Well, depending on how far you want to go down the time vs. memory see-saw, you can allocate a side table of every 32-bits at every 16-bit offset and then do a mask and shift based on the 16-bit offset:

byte[] bytes = new byte[2048];   
int bitGet;   
unsigned int dwords[] = new unsigned int[2046];

public BitArray() {   
    for (int i=0; i<bytes.length; ++i) {   
        bytes[i] = (byte) i;   
    }   

    for (int i= 0; i<dwords.length; ++i) {
        dwords[i]= 
            (bytes[i    ] << 24) | 
            (bytes[i + 1] << 16) | 
            (bytes[i + 2] <<  8) | 
            (bytes[i + 3]);
    }
}   

int getBits(int len)
{
    int offset= bitGet;
    int offset_index= offset>>4;
    int offset_offset= offset & 15;

    return (dwords[offset_index] >> offset_offset) & ((1 << len) - 1);
}

You avoid the branching (at the cost of quadrupling your memory footprint). And is looking up the mask really that much faster than (1 << len) - 1?

Answer 4

You want at most 16 bits, taken from an array of bytes. 16 bits can span at most 3 bytes. Here's a possible solution:

    int GetBits(int bit_index, int bit_length) {
          int byte_offset = bit_index >> 3;
          return ((((((byte_array[byte_offset]<<8)
                    +byte_array[byte_offset+1])<<8)
                    +byte_array[byte_offset+2]))
                   >>(24-(bit_index&7)+bit_length))))
                  &((1<<bit_length)-1);
         }

[Untested]

If you call this a lot you should precompute the 24-bit values for the 3 concatenated bytes, and store those into an int array.

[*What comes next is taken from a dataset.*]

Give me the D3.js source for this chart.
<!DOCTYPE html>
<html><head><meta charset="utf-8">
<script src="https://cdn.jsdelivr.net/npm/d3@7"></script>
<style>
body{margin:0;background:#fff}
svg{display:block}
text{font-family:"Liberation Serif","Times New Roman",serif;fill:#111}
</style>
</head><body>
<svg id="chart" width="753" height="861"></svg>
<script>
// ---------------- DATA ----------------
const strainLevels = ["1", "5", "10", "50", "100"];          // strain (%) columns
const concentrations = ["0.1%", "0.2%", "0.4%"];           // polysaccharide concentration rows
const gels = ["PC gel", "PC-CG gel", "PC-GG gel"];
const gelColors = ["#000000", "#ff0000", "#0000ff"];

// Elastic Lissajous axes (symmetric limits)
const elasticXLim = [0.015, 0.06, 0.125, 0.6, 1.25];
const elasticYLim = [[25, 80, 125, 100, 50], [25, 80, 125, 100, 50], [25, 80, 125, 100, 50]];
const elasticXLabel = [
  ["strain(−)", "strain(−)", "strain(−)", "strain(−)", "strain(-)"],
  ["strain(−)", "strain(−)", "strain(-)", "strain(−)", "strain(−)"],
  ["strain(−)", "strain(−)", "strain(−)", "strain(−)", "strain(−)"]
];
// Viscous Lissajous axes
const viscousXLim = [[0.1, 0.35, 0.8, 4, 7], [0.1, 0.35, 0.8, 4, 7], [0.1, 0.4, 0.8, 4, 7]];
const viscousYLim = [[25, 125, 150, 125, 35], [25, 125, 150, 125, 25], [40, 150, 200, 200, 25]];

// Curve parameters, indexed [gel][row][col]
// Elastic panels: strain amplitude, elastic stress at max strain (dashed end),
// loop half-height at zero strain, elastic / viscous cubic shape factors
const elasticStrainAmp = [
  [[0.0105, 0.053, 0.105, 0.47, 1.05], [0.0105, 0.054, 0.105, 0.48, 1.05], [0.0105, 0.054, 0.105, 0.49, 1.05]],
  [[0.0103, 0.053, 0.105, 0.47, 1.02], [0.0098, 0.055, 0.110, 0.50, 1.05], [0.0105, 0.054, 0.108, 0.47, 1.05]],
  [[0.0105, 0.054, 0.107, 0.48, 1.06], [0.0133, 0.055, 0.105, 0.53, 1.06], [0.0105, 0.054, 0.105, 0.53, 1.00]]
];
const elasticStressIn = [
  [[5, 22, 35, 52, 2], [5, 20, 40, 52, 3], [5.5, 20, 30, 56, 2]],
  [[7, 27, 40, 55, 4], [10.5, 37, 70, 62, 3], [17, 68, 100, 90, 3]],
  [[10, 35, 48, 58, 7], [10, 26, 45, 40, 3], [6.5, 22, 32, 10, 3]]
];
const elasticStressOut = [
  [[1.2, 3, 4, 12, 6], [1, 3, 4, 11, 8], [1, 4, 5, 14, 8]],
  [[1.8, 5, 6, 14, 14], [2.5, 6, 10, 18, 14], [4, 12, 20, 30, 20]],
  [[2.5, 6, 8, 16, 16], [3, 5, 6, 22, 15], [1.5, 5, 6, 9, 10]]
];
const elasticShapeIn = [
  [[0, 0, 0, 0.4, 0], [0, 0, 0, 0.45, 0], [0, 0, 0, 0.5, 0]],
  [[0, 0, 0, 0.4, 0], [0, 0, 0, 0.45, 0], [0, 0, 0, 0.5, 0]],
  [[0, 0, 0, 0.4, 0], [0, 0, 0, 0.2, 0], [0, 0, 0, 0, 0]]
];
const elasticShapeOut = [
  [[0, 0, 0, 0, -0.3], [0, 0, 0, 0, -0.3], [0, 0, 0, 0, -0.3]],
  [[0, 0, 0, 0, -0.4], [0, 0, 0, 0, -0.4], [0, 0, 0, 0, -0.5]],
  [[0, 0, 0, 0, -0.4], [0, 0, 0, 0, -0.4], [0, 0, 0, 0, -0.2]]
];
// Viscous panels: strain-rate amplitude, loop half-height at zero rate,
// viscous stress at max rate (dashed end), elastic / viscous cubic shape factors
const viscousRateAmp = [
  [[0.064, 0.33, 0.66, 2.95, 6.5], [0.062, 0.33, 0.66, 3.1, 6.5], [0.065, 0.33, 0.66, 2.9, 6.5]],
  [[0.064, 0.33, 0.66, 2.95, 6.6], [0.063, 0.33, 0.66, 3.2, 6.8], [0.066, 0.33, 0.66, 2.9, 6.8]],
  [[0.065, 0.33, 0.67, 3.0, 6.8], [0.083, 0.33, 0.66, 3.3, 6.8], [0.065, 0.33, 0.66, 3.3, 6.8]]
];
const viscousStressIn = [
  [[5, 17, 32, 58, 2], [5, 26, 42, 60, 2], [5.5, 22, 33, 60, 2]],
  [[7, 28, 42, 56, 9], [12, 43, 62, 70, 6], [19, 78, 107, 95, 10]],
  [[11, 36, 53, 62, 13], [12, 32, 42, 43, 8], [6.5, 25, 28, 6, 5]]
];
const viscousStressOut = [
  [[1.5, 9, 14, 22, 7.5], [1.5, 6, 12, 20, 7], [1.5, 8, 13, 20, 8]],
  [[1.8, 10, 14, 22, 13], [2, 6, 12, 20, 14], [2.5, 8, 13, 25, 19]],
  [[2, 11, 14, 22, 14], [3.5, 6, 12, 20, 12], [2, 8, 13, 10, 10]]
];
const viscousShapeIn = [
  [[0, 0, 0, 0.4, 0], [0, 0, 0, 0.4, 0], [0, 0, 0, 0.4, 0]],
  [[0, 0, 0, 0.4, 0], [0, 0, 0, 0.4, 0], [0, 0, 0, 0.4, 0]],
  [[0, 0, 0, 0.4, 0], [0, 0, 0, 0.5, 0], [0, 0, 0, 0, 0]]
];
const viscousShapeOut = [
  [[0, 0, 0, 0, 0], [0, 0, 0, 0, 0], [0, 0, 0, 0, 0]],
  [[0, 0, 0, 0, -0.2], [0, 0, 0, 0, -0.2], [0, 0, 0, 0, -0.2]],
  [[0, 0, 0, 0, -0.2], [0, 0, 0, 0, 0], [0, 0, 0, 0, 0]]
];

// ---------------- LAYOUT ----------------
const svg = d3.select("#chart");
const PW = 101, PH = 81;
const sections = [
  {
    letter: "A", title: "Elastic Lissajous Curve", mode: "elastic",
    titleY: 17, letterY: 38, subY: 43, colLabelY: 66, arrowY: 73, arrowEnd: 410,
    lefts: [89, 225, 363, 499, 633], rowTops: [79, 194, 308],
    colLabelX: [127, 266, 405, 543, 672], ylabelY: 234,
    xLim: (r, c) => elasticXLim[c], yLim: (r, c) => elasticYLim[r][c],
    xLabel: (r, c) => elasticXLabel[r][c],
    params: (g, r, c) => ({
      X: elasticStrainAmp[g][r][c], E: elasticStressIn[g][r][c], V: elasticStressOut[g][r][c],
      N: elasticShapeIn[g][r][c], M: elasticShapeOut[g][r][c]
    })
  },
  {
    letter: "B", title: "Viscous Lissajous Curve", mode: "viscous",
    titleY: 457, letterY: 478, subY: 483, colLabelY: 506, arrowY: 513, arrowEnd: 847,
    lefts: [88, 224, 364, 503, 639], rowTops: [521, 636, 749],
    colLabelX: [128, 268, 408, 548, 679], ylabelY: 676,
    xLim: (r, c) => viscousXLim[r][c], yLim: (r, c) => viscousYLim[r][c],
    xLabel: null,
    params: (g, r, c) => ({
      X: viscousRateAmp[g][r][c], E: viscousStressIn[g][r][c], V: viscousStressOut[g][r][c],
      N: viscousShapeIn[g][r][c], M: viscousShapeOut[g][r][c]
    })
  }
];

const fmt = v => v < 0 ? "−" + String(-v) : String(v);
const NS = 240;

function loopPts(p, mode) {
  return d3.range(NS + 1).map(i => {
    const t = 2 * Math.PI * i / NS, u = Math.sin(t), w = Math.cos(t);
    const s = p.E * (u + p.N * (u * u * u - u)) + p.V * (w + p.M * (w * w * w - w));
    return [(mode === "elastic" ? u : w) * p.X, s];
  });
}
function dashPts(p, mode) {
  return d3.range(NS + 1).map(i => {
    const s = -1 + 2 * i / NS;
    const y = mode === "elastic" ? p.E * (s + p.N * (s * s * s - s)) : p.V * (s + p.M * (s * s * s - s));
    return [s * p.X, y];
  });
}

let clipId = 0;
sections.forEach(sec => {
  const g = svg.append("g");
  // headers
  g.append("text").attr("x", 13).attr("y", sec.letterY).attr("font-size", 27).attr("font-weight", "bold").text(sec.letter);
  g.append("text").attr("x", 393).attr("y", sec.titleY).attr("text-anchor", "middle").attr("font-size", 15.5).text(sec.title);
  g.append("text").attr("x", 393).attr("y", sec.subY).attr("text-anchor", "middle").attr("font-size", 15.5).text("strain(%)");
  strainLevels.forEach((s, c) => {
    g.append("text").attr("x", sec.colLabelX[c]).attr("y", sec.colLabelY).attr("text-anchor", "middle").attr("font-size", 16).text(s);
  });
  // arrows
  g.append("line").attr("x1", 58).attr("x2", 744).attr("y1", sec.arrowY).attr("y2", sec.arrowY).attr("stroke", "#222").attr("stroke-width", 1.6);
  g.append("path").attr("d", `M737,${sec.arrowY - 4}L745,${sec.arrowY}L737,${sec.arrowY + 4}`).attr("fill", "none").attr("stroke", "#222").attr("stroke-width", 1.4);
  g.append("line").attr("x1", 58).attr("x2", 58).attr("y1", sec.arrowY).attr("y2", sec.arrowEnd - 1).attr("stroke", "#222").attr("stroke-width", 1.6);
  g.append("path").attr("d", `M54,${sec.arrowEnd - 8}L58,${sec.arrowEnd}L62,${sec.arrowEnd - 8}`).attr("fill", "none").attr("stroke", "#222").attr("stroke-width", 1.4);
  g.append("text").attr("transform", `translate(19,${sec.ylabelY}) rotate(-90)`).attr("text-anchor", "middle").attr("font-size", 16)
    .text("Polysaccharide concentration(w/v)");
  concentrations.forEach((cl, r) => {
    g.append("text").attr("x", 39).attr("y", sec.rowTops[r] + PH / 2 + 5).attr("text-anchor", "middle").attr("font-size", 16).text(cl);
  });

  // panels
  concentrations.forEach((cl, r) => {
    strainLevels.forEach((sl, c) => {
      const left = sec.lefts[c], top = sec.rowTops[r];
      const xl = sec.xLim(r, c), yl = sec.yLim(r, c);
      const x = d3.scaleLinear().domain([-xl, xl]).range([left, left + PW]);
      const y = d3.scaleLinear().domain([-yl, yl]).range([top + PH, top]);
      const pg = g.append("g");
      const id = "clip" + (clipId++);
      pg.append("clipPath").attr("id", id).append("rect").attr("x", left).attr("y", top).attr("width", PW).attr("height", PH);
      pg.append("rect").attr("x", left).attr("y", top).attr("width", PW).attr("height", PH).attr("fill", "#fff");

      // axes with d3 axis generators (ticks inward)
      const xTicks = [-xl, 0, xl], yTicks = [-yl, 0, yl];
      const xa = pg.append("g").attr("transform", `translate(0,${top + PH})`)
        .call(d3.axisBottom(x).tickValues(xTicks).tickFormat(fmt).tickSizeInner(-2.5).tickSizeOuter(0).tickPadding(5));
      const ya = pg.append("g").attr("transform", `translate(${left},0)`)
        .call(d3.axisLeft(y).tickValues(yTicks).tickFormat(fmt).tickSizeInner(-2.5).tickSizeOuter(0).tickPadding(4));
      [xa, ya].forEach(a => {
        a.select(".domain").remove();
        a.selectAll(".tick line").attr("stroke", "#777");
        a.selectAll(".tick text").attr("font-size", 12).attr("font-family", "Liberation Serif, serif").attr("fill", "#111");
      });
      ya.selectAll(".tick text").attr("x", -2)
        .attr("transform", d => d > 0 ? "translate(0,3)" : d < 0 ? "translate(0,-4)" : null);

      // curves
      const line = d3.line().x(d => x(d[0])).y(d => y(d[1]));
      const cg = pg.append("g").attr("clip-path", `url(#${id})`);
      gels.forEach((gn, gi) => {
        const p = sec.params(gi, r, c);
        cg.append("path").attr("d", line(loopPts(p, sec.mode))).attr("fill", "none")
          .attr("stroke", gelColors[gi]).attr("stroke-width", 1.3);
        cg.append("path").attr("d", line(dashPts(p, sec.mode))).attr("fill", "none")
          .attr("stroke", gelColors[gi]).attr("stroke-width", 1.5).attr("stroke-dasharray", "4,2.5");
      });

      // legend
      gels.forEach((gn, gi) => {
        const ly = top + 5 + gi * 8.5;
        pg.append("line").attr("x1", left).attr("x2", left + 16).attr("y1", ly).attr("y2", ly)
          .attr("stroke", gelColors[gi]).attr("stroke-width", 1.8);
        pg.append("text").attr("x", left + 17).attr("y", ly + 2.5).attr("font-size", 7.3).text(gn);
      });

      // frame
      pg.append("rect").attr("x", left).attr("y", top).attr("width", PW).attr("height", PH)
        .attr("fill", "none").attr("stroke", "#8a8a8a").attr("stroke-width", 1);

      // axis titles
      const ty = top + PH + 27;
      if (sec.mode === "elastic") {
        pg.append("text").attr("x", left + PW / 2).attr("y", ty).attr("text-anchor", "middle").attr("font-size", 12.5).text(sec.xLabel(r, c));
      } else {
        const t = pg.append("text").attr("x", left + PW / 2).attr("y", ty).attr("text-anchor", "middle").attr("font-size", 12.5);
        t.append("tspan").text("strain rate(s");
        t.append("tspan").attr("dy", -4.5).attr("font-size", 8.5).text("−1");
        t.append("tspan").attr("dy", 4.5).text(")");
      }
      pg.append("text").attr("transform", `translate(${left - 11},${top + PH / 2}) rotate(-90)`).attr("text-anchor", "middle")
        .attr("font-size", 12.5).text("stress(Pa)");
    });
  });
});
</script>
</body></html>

I'll observe that if you are coding this in C on an x86, you don't even need to precompute the 24 bit array; simply access the by te array at the desire offset as a 32 bit value. The x86 will do unaligned fetches just fine. [commenter noted that endianess mucks this up, so it isn't an answer, OK, do the 24 bit version.]